■ Work instructions
From the listing that follows, extract every line and set it down unaltered.

■ Given material

※ ※ ※

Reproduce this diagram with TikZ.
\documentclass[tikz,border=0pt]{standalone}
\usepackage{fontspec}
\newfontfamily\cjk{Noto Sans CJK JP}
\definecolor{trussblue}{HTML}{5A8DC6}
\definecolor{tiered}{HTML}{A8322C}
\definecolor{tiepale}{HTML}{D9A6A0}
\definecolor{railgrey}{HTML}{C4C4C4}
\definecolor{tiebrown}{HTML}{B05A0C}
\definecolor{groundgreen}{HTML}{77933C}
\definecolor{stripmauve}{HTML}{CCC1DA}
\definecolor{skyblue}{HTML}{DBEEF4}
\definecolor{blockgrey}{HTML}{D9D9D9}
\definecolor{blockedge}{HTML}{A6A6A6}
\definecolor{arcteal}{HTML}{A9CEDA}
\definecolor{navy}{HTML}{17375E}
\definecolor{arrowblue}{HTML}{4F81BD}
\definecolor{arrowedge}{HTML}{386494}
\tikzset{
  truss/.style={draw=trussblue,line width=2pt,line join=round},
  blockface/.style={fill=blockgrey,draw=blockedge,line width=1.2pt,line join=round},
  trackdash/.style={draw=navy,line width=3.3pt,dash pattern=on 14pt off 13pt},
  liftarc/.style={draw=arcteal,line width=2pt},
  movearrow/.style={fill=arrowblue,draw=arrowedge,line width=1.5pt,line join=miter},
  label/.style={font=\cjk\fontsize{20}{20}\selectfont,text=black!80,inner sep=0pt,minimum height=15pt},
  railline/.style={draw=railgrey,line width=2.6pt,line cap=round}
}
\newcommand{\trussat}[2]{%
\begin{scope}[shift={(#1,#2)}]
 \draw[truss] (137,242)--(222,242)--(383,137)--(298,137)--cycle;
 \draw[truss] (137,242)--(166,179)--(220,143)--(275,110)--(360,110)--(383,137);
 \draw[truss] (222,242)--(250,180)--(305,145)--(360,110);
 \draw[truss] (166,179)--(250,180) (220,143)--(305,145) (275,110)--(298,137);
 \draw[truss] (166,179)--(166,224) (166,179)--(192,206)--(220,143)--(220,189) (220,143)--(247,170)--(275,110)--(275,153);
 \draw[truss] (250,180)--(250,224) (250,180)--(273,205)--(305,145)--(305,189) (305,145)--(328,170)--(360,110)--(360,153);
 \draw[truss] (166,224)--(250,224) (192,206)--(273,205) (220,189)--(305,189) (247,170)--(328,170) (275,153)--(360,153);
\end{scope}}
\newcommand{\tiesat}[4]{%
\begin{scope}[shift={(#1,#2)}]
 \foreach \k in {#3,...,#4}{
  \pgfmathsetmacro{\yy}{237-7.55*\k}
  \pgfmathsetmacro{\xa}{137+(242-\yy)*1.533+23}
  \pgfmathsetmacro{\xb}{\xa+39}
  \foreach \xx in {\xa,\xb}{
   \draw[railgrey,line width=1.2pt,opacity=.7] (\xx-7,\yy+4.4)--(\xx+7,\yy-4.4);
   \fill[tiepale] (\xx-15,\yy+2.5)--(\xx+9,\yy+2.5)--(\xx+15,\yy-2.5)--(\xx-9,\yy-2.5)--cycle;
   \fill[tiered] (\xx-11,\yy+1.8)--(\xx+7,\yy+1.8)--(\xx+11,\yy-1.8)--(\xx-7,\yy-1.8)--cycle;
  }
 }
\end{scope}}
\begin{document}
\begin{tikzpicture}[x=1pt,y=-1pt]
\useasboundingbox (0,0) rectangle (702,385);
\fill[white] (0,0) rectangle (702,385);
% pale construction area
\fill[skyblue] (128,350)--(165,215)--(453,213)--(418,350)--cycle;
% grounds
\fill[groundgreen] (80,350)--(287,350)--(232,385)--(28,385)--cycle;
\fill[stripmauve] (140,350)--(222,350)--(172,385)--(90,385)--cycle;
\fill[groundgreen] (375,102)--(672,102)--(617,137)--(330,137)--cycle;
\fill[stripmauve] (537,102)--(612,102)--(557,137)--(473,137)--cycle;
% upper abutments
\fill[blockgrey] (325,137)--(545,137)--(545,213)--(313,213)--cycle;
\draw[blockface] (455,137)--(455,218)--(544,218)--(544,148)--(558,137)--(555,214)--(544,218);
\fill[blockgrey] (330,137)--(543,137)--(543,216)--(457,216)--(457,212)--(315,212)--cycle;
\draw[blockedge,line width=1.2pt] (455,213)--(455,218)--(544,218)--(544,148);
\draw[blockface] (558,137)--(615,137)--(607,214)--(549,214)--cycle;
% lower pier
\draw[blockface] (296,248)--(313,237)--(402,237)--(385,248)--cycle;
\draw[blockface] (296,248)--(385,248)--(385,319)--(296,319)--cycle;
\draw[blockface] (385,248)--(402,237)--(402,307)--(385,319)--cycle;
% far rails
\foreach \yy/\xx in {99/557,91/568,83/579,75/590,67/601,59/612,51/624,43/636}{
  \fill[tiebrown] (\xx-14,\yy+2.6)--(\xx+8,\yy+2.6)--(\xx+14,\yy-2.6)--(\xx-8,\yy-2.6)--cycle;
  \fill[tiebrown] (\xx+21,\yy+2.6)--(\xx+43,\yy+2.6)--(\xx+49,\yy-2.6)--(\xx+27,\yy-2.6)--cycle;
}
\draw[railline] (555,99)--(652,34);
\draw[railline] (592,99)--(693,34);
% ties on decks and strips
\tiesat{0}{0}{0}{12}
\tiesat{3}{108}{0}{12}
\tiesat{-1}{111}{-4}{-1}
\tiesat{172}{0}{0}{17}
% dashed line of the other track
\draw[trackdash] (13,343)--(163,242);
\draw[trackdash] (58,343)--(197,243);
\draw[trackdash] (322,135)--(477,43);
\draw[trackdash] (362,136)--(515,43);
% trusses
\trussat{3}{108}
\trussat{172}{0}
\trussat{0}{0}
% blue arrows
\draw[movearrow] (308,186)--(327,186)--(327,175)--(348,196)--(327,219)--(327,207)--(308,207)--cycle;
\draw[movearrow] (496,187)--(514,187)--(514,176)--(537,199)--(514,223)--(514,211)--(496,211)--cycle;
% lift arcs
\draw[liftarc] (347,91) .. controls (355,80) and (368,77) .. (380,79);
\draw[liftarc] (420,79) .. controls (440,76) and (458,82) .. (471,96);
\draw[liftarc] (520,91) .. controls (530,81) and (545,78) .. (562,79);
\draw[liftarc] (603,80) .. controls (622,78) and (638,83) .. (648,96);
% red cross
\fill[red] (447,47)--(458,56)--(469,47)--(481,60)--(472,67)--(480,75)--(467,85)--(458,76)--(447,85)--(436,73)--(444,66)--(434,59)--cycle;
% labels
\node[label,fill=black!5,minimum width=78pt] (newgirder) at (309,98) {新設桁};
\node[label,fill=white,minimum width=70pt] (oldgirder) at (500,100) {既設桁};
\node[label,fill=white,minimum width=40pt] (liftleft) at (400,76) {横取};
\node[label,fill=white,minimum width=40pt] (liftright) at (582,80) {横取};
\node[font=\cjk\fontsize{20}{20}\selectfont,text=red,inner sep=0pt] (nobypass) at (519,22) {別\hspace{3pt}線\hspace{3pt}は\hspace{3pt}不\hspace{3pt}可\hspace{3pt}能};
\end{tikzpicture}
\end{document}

※ ※ ※

■ Answer to the task
Reproduce this diagram with TikZ.
\documentclass[tikz,border=0pt]{standalone}
\usepackage{fontspec}
\newfontfamily\cjk{Noto Sans CJK JP}
\definecolor{trussblue}{HTML}{5A8DC6}
\definecolor{tiered}{HTML}{A8322C}
\definecolor{tiepale}{HTML}{D9A6A0}
\definecolor{railgrey}{HTML}{C4C4C4}
\definecolor{tiebrown}{HTML}{B05A0C}
\definecolor{groundgreen}{HTML}{77933C}
\definecolor{stripmauve}{HTML}{CCC1DA}
\definecolor{skyblue}{HTML}{DBEEF4}
\definecolor{blockgrey}{HTML}{D9D9D9}
\definecolor{blockedge}{HTML}{A6A6A6}
\definecolor{arcteal}{HTML}{A9CEDA}
\definecolor{navy}{HTML}{17375E}
\definecolor{arrowblue}{HTML}{4F81BD}
\definecolor{arrowedge}{HTML}{386494}
\tikzset{
  truss/.style={draw=trussblue,line width=2pt,line join=round},
  blockface/.style={fill=blockgrey,draw=blockedge,line width=1.2pt,line join=round},
  trackdash/.style={draw=navy,line width=3.3pt,dash pattern=on 14pt off 13pt},
  liftarc/.style={draw=arcteal,line width=2pt},
  movearrow/.style={fill=arrowblue,draw=arrowedge,line width=1.5pt,line join=miter},
  label/.style={font=\cjk\fontsize{20}{20}\selectfont,text=black!80,inner sep=0pt,minimum height=15pt},
  railline/.style={draw=railgrey,line width=2.6pt,line cap=round}
}
\newcommand{\trussat}[2]{%
\begin{scope}[shift={(#1,#2)}]
 \draw[truss] (137,242)--(222,242)--(383,137)--(298,137)--cycle;
 \draw[truss] (137,242)--(166,179)--(220,143)--(275,110)--(360,110)--(383,137);
 \draw[truss] (222,242)--(250,180)--(305,145)--(360,110);
 \draw[truss] (166,179)--(250,180) (220,143)--(305,145) (275,110)--(298,137);
 \draw[truss] (166,179)--(166,224) (166,179)--(192,206)--(220,143)--(220,189) (220,143)--(247,170)--(275,110)--(275,153);
 \draw[truss] (250,180)--(250,224) (250,180)--(273,205)--(305,145)--(305,189) (305,145)--(328,170)--(360,110)--(360,153);
 \draw[truss] (166,224)--(250,224) (192,206)--(273,205) (220,189)--(305,189) (247,170)--(328,170) (275,153)--(360,153);
\end{scope}}
\newcommand{\tiesat}[4]{%
\begin{scope}[shift={(#1,#2)}]
 \foreach \k in {#3,...,#4}{
  \pgfmathsetmacro{\yy}{237-7.55*\k}
  \pgfmathsetmacro{\xa}{137+(242-\yy)*1.533+23}
  \pgfmathsetmacro{\xb}{\xa+39}
  \foreach \xx in {\xa,\xb}{
   \draw[railgrey,line width=1.2pt,opacity=.7] (\xx-7,\yy+4.4)--(\xx+7,\yy-4.4);
   \fill[tiepale] (\xx-15,\yy+2.5)--(\xx+9,\yy+2.5)--(\xx+15,\yy-2.5)--(\xx-9,\yy-2.5)--cycle;
   \fill[tiered] (\xx-11,\yy+1.8)--(\xx+7,\yy+1.8)--(\xx+11,\yy-1.8)--(\xx-7,\yy-1.8)--cycle;
  }
 }
\end{scope}}
\begin{document}
\begin{tikzpicture}[x=1pt,y=-1pt]
\useasboundingbox (0,0) rectangle (702,385);
\fill[white] (0,0) rectangle (702,385);
% pale construction area
\fill[skyblue] (128,350)--(165,215)--(453,213)--(418,350)--cycle;
% grounds
\fill[groundgreen] (80,350)--(287,350)--(232,385)--(28,385)--cycle;
\fill[stripmauve] (140,350)--(222,350)--(172,385)--(90,385)--cycle;
\fill[groundgreen] (375,102)--(672,102)--(617,137)--(330,137)--cycle;
\fill[stripmauve] (537,102)--(612,102)--(557,137)--(473,137)--cycle;
% upper abutments
\fill[blockgrey] (325,137)--(545,137)--(545,213)--(313,213)--cycle;
\draw[blockface] (455,137)--(455,218)--(544,218)--(544,148)--(558,137)--(555,214)--(544,218);
\fill[blockgrey] (330,137)--(543,137)--(543,216)--(457,216)--(457,212)--(315,212)--cycle;
\draw[blockedge,line width=1.2pt] (455,213)--(455,218)--(544,218)--(544,148);
\draw[blockface] (558,137)--(615,137)--(607,214)--(549,214)--cycle;
% lower pier
\draw[blockface] (296,248)--(313,237)--(402,237)--(385,248)--cycle;
\draw[blockface] (296,248)--(385,248)--(385,319)--(296,319)--cycle;
\draw[blockface] (385,248)--(402,237)--(402,307)--(385,319)--cycle;
% far rails
\foreach \yy/\xx in {99/557,91/568,83/579,75/590,67/601,59/612,51/624,43/636}{
  \fill[tiebrown] (\xx-14,\yy+2.6)--(\xx+8,\yy+2.6)--(\xx+14,\yy-2.6)--(\xx-8,\yy-2.6)--cycle;
  \fill[tiebrown] (\xx+21,\yy+2.6)--(\xx+43,\yy+2.6)--(\xx+49,\yy-2.6)--(\xx+27,\yy-2.6)--cycle;
}
\draw[railline] (555,99)--(652,34);
\draw[railline] (592,99)--(693,34);
% ties on decks and strips
\tiesat{0}{0}{0}{12}
\tiesat{3}{108}{0}{12}
\tiesat{-1}{111}{-4}{-1}
\tiesat{172}{0}{0}{17}
% dashed line of the other track
\draw[trackdash] (13,343)--(163,242);
\draw[trackdash] (58,343)--(197,243);
\draw[trackdash] (322,135)--(477,43);
\draw[trackdash] (362,136)--(515,43);
% trusses
\trussat{3}{108}
\trussat{172}{0}
\trussat{0}{0}
% blue arrows
\draw[movearrow] (308,186)--(327,186)--(327,175)--(348,196)--(327,219)--(327,207)--(308,207)--cycle;
\draw[movearrow] (496,187)--(514,187)--(514,176)--(537,199)--(514,223)--(514,211)--(496,211)--cycle;
% lift arcs
\draw[liftarc] (347,91) .. controls (355,80) and (368,77) .. (380,79);
\draw[liftarc] (420,79) .. controls (440,76) and (458,82) .. (471,96);
\draw[liftarc] (520,91) .. controls (530,81) and (545,78) .. (562,79);
\draw[liftarc] (603,80) .. controls (622,78) and (638,83) .. (648,96);
% red cross
\fill[red] (447,47)--(458,56)--(469,47)--(481,60)--(472,67)--(480,75)--(467,85)--(458,76)--(447,85)--(436,73)--(444,66)--(434,59)--cycle;
% labels
\node[label,fill=black!5,minimum width=78pt] (newgirder) at (309,98) {新設桁};
\node[label,fill=white,minimum width=70pt] (oldgirder) at (500,100) {既設桁};
\node[label,fill=white,minimum width=40pt] (liftleft) at (400,76) {横取};
\node[label,fill=white,minimum width=40pt] (liftright) at (582,80) {横取};
\node[font=\cjk\fontsize{20}{20}\selectfont,text=red,inner sep=0pt] (nobypass) at (519,22) {別\hspace{3pt}線\hspace{3pt}は\hspace{3pt}不\hspace{3pt}可\hspace{3pt}能};
\end{tikzpicture}
\end{document}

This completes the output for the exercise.